Between 2013 and 2016, the Pew Research Center estimated that the number of Americans who received news from mobile sources jumped from 53 percent to 72 percent. When it comes to watching the crucial political moves over the next few months, Soroka’s research suggests that this shift “may be problematic for political engagement.”
The Effect of Small Screens
Previous research suggests that when we watch a movie on a big screen, it can elevate our internal reactions by changing our heart rate or skin conductance — electrical impulses generated by the skin that signal an emotional reaction. In the new study, Soroka and his colleagues observed that the pattern also holds true for less dramatic content (depending on your attitude), like news segments.
In the experiment, the participants watched a series of different news segments on either a 13-inch screen or a 4.5-inch screen. As they watched, the team measured two metrics of physiological “arousal”: heart rate and skin conductance.
Smaller screen size affected how the body reacted to what was unfolding on that screen. In particular, heart rate variability decreased when viewers saw news clips on a smaller screen. Skin conductance, meanwhile, didn’t decrease significantly.
The authors argue that their results are a “strong indication that screen size matters for some measures of cognitive access to news content” because of a connection between arousal and the “cognitive availability” of what we watch.
Heart rate and skin conductance are linked to the way news-watching activates our parasympathetic and sympathetic nervous systems. The latter is the motivator behind the fight or flight response, whereas the former, sometimes called the “rest and digest response,” is responsible for the opposite.
Heart rate is controlled by both nervous systems, rising in response to the sympathetic system and slowing in response to the parasympathetic nervous system. The way the body manages those reactions while it’s exposed to new content, Soroka posits, impacts how that information is processed.
“There is a fair bit of work in communication and media psychology that links activation in the sympathetic and/or parasympathetic nervous system with information processing and cognitive engagement,” Soroka explains. “For these reasons, we regard the measures as useful indications of cognitive access to information.”
Smaller screen size, going by his results, seems to blunt physiological arousal, which in turn may impact how much of the news sticks with us.

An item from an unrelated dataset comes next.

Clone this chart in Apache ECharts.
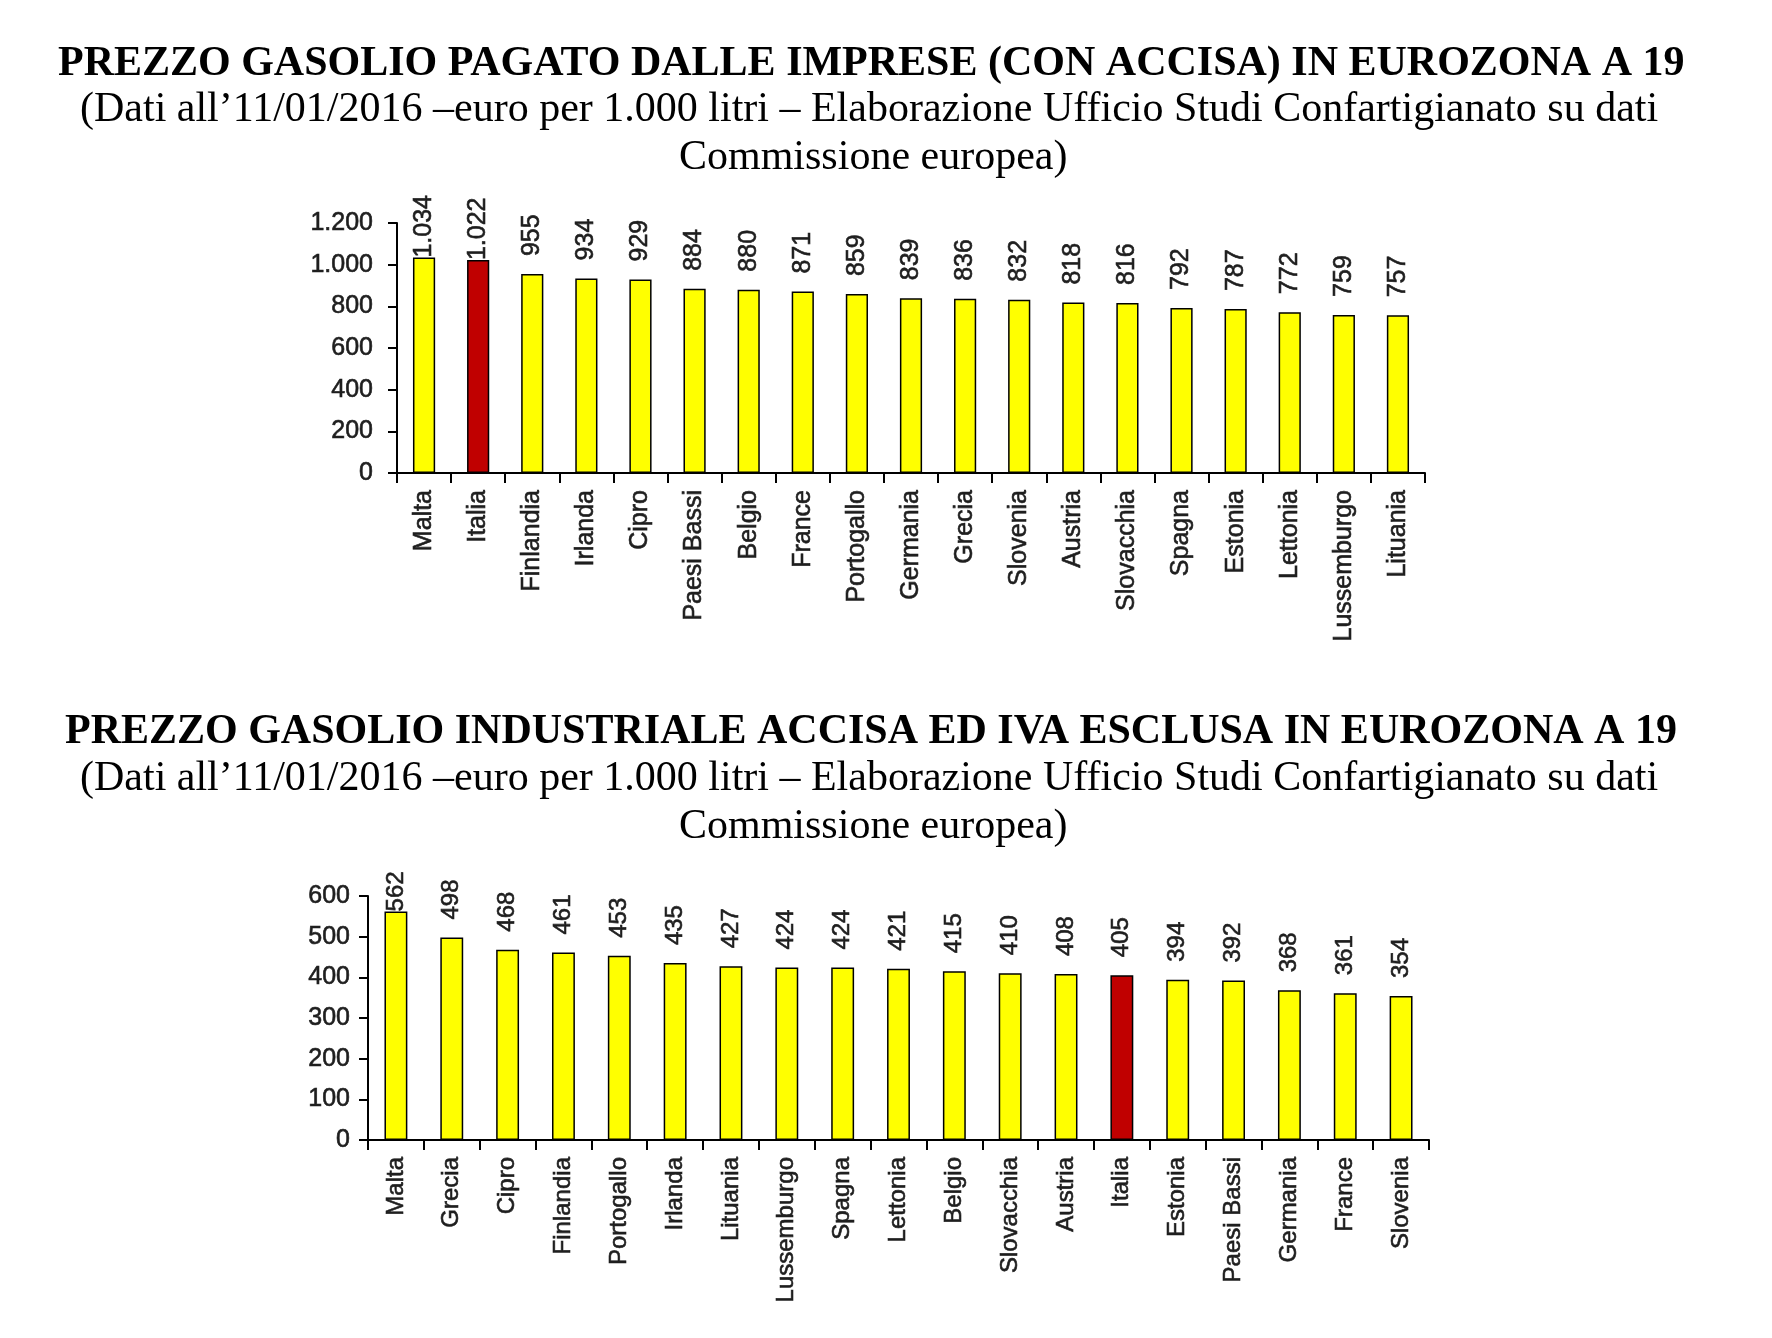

Soroka’s experiment didn’t measure that long-term effect directly, but his early results suggest that there are tangible differences to watching the news on a small, phone-sized screen. If we’re looking to make that information sink in, it may be worth opting for the TV. But if you’re okay with missing a few things, watching on the phone could be a way to go.
Smartphones are expanding physical access to news and political information by making access to the internet available to more people, at more times throughout the day, and in more locations than ever before. But how does the portability of smartphones — afforded by their small size — affect cognitive access to news? Specifically, how do smartphone-size screens constrain attentiveness and arousal? We investigate how mobile technology constrains cognitive engagement through a lab-experimental study of individuals’ psychophysiological responses to network news on screens the size of a typical laptop computer, versus a typical smartphone. We explore heart rate variability, skin conductance levels, and the connection between skin conductance and the tone of news content. Results suggest lower levels of cognitive access to video news content on a mobile- sized screen, which has potentially important consequences for public attention to current affairs in an increasingly mobile media environment.